**Records**
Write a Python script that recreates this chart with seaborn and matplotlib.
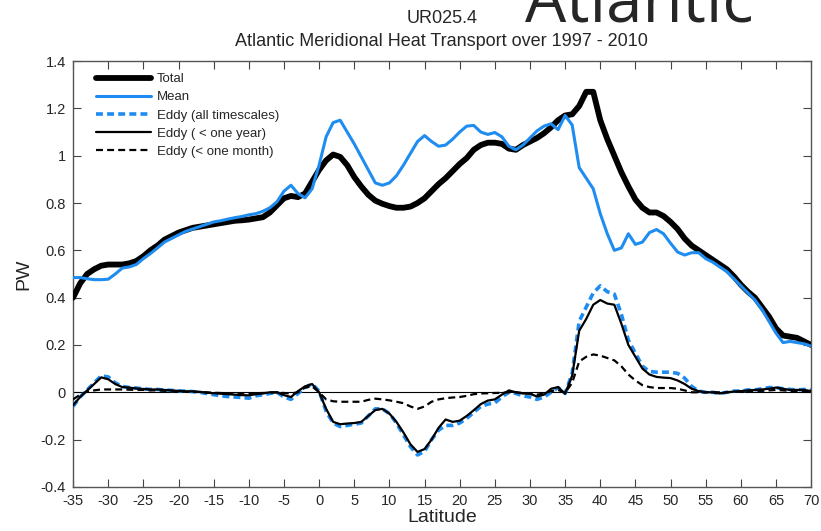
import numpy as np
import pandas as pd
import matplotlib
matplotlib.use("Agg")
import matplotlib.pyplot as plt
import seaborn as sns

lat = list(range(-35, 71))

total = [0.40, 0.46, 0.50, 0.52, 0.535, 0.54, 0.54, 0.54, 0.545, 0.555,
         0.575, 0.60, 0.62, 0.645, 0.66, 0.675, 0.685, 0.695, 0.70, 0.705,
         0.71, 0.715, 0.72, 0.725, 0.727, 0.73, 0.735, 0.74, 0.76, 0.79,
         0.82, 0.83, 0.825, 0.84, 0.89, 0.94, 0.98, 1.005, 0.995, 0.96,
         0.91, 0.87, 0.835, 0.81, 0.797, 0.787, 0.78, 0.78, 0.785, 0.80,
         0.82, 0.85, 0.88, 0.905, 0.935, 0.965, 0.99, 1.025, 1.045, 1.055,
         1.055, 1.05, 1.03, 1.025, 1.045, 1.06, 1.075, 1.095, 1.12, 1.15,
         1.17, 1.175, 1.21, 1.27, 1.27, 1.15, 1.07, 1.00, 0.93, 0.87,
         0.815, 0.78, 0.76, 0.76, 0.745, 0.72, 0.69, 0.65, 0.62, 0.60,
         0.58, 0.56, 0.54, 0.52, 0.49, 0.455, 0.425, 0.40, 0.36, 0.32,
         0.27, 0.24, 0.235, 0.23, 0.215, 0.20]

mean = [0.485, 0.485, 0.48, 0.476, 0.476, 0.478, 0.50, 0.525, 0.53, 0.54,
        0.565, 0.586, 0.61, 0.635, 0.65, 0.665, 0.68, 0.69, 0.70, 0.71,
        0.72, 0.725, 0.732, 0.738, 0.743, 0.75, 0.755, 0.765, 0.78, 0.805,
        0.85, 0.875, 0.84, 0.822, 0.86, 0.96, 1.08, 1.14, 1.15, 1.10,
        1.05, 0.995, 0.94, 0.885, 0.875, 0.885, 0.915, 0.96, 1.01, 1.06,
        1.085, 1.06, 1.04, 1.045, 1.07, 1.10, 1.125, 1.128, 1.10, 1.09,
        1.098, 1.08, 1.04, 1.025, 1.045, 1.075, 1.105, 1.125, 1.135, 1.11,
        1.17, 1.13, 0.95, 0.905, 0.86, 0.755, 0.67, 0.60, 0.61, 0.67,
        0.625, 0.635, 0.675, 0.688, 0.67, 0.63, 0.593, 0.58, 0.59, 0.59,
        0.565, 0.55, 0.53, 0.51, 0.48, 0.45, 0.42, 0.39, 0.35, 0.30,
        0.25, 0.21, 0.215, 0.21, 0.205, 0.195]

eddy_all = [-0.06, -0.02, 0.01, 0.04, 0.07, 0.065, 0.04, 0.025, 0.02, 0.018,
            0.015, 0.012, 0.012, 0.01, 0.008, 0.006, 0.005, 0.003, 0.0, -0.005,
            -0.01, -0.015, -0.018, -0.02, -0.022, -0.025, -0.015, -0.01, -0.005, 0.0,
            -0.02, -0.03, -0.005, 0.02, 0.035, 0.005, -0.08, -0.13, -0.145, -0.14,
            -0.135, -0.13, -0.10, -0.07, -0.07, -0.09, -0.13, -0.18, -0.23, -0.265,
            -0.25, -0.20, -0.16, -0.14, -0.14, -0.13, -0.11, -0.085, -0.06, -0.05,
            -0.045, -0.02, 0.0, -0.005, -0.015, -0.02, -0.03, -0.02, 0.0, 0.02,
            -0.005, 0.08, 0.30, 0.36, 0.42, 0.45, 0.425, 0.415, 0.33, 0.22,
            0.165, 0.11, 0.088, 0.085, 0.085, 0.085, 0.08, 0.06, 0.025, 0.005,
            0.0, 0.0, -0.005, 0.0, 0.005, 0.005, 0.01, 0.01, 0.015, 0.02,
            0.02, 0.015, 0.012, 0.01, 0.012, 0.01]

eddy_year = [-0.055, -0.02, 0.008, 0.035, 0.063, 0.055, 0.035, 0.022, 0.02, 0.016,
             0.014, 0.012, 0.012, 0.01, 0.008, 0.006, 0.004, 0.004, 0.002, -0.002,
             -0.004, -0.006, -0.008, -0.01, -0.012, -0.013, -0.008, -0.005, 0.0, 0.0,
             -0.012, -0.02, 0.005, 0.025, 0.035, 0.0, -0.07, -0.125, -0.135, -0.132,
             -0.13, -0.125, -0.10, -0.075, -0.07, -0.09, -0.125, -0.17, -0.22, -0.252,
             -0.24, -0.20, -0.15, -0.115, -0.125, -0.12, -0.10, -0.076, -0.05, -0.035,
             -0.03, -0.01, 0.008, 0.0, -0.005, -0.006, -0.018, -0.01, 0.015, 0.022,
             -0.006, 0.07, 0.26, 0.31, 0.37, 0.39, 0.375, 0.37, 0.29, 0.20,
             0.15, 0.10, 0.075, 0.065, 0.062, 0.06, 0.05, 0.035, 0.015, 0.005,
             0.0, 0.0, -0.005, 0.0, 0.003, 0.005, 0.008, 0.01, 0.012, 0.015,
             0.02, 0.015, 0.01, 0.01, 0.01, 0.005]

eddy_month = [-0.03, -0.01, 0.003, 0.008, 0.012, 0.012, 0.012, 0.012, 0.011, 0.01,
              0.01, 0.008, 0.008, 0.006, 0.005, 0.004, 0.003, 0.002, 0.001, 0.0,
              -0.002, -0.003, -0.004, -0.005, -0.006, -0.006, -0.004, -0.003, -0.002, 0.0,
              -0.003, -0.005, 0.0, 0.02, 0.025, 0.0, -0.03, -0.038, -0.04, -0.04,
              -0.04, -0.04, -0.032, -0.027, -0.03, -0.034, -0.04, -0.046, -0.06, -0.07,
              -0.06, -0.04, -0.03, -0.025, -0.022, -0.02, -0.015, -0.008, -0.005, -0.004,
              -0.003, -0.002, 0.0, 0.0, -0.003, -0.005, -0.01, -0.005, 0.005, 0.01,
              -0.002, 0.04, 0.13, 0.15, 0.16, 0.155, 0.145, 0.135, 0.11, 0.075,
              0.05, 0.03, 0.022, 0.018, 0.018, 0.018, 0.015, 0.008, 0.0, 0.0,
              0.0, 0.0, 0.0, 0.0, 0.002, 0.003, 0.004, 0.005, 0.006, 0.008,
              0.01, 0.008, 0.006, 0.005, 0.005, 0.005]

xticks = list(range(-35, 71, 5))
yticks = [-0.4, -0.2, 0, 0.2, 0.4, 0.6, 0.8, 1.0, 1.2, 1.4]
ytick_labels = ["-0.4", "-0.2", "0", "0.2", "0.4", "0.6", "0.8", "1", "1.2", "1.4"]

sns.set_theme(style="white")
plt.rcParams["font.family"] = ["Liberation Sans", "DejaVu Sans"]
plt.rcParams["lines.scale_dashes"] = False

df = pd.DataFrame({"lat": lat, "total": total, "mean": mean,
                   "eddy_all": eddy_all, "eddy_year": eddy_year,
                   "eddy_month": eddy_month})

fig = plt.figure(figsize=(8.21, 5.31), dpi=100)
ax = fig.add_axes([0.089, 0.083, 0.899, 0.802])

blue = "#1e8cf0"
ax.axhline(0, color="black", lw=0.8, zorder=1)
sns.lineplot(data=df, x="lat", y="total", ax=ax, color="black", lw=4.2, label="Total", zorder=5)
sns.lineplot(data=df, x="lat", y="mean", ax=ax, color=blue, lw=2.2, label="Mean", zorder=6)
sns.lineplot(data=df, x="lat", y="eddy_all", ax=ax, color=blue, lw=2.6,
             linestyle=(0, (5, 3)), label="Eddy (all timescales)", zorder=3)
sns.lineplot(data=df, x="lat", y="eddy_year", ax=ax, color="black", lw=1.6,
             label="Eddy ( < one year)", zorder=4)
sns.lineplot(data=df, x="lat", y="eddy_month", ax=ax, color="black", lw=1.6,
             linestyle=(0, (5, 3)), label="Eddy (< one month)", zorder=4)

ax.set_xlim(-35, 70)
ax.set_ylim(-0.4, 1.4)
ax.set_xticks(xticks)
ax.set_xticklabels([str(t) for t in xticks], fontsize=10.5)
ax.set_yticks(yticks)
ax.set_yticklabels(ytick_labels, fontsize=10.5)
ax.tick_params(direction="in", length=6, width=0.8, color="#444444",
               top=True, right=True, bottom=True, left=True, pad=5)
for s in ax.spines.values():
    s.set_color("#555555")
    s.set_linewidth(1.0)
ax.set_xlabel("Latitude", fontsize=14, labelpad=1)
ax.set_ylabel("PW", fontsize=14, labelpad=6)

leg = ax.legend(loc="upper left", frameon=False, fontsize=9.5, handlelength=4.2,
                handletextpad=0.4, labelspacing=0.45, borderaxespad=0.5,
                bbox_to_anchor=(0.015, 1.0))

fig.text(0.538, 0.966, "UR025.4", ha="center", va="center", fontsize=13)
fig.text(0.538, 0.922, "Atlantic Meridional Heat Transport over 1997 - 2010",
         ha="center", va="center", fontsize=13)
fig.text(0.639, 1 - 21 / 531, "Atlantic", ha="left", va="baseline",
         fontsize=47, family=["Open Sans", "DejaVu Sans"])

fig.savefig("out.png", dpi=100)
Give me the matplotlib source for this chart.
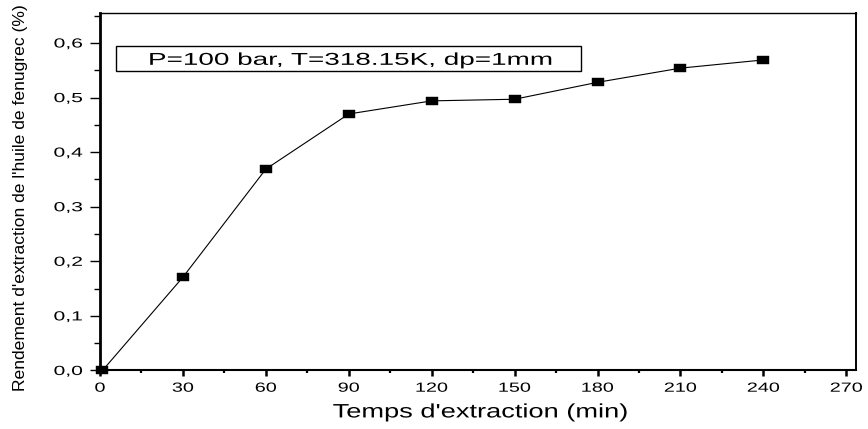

**Objective**
Emit the lines of the material exactly, from its first line to the line containing "lat = list(range(-35, 71))", inclusive; leave every picture out.

**Output**
Write a Python script that recreates this chart with seaborn and matplotlib.
import numpy as np
import pandas as pd
import matplotlib
matplotlib.use("Agg")
import matplotlib.pyplot as plt
import seaborn as sns

lat = list(range(-35, 71))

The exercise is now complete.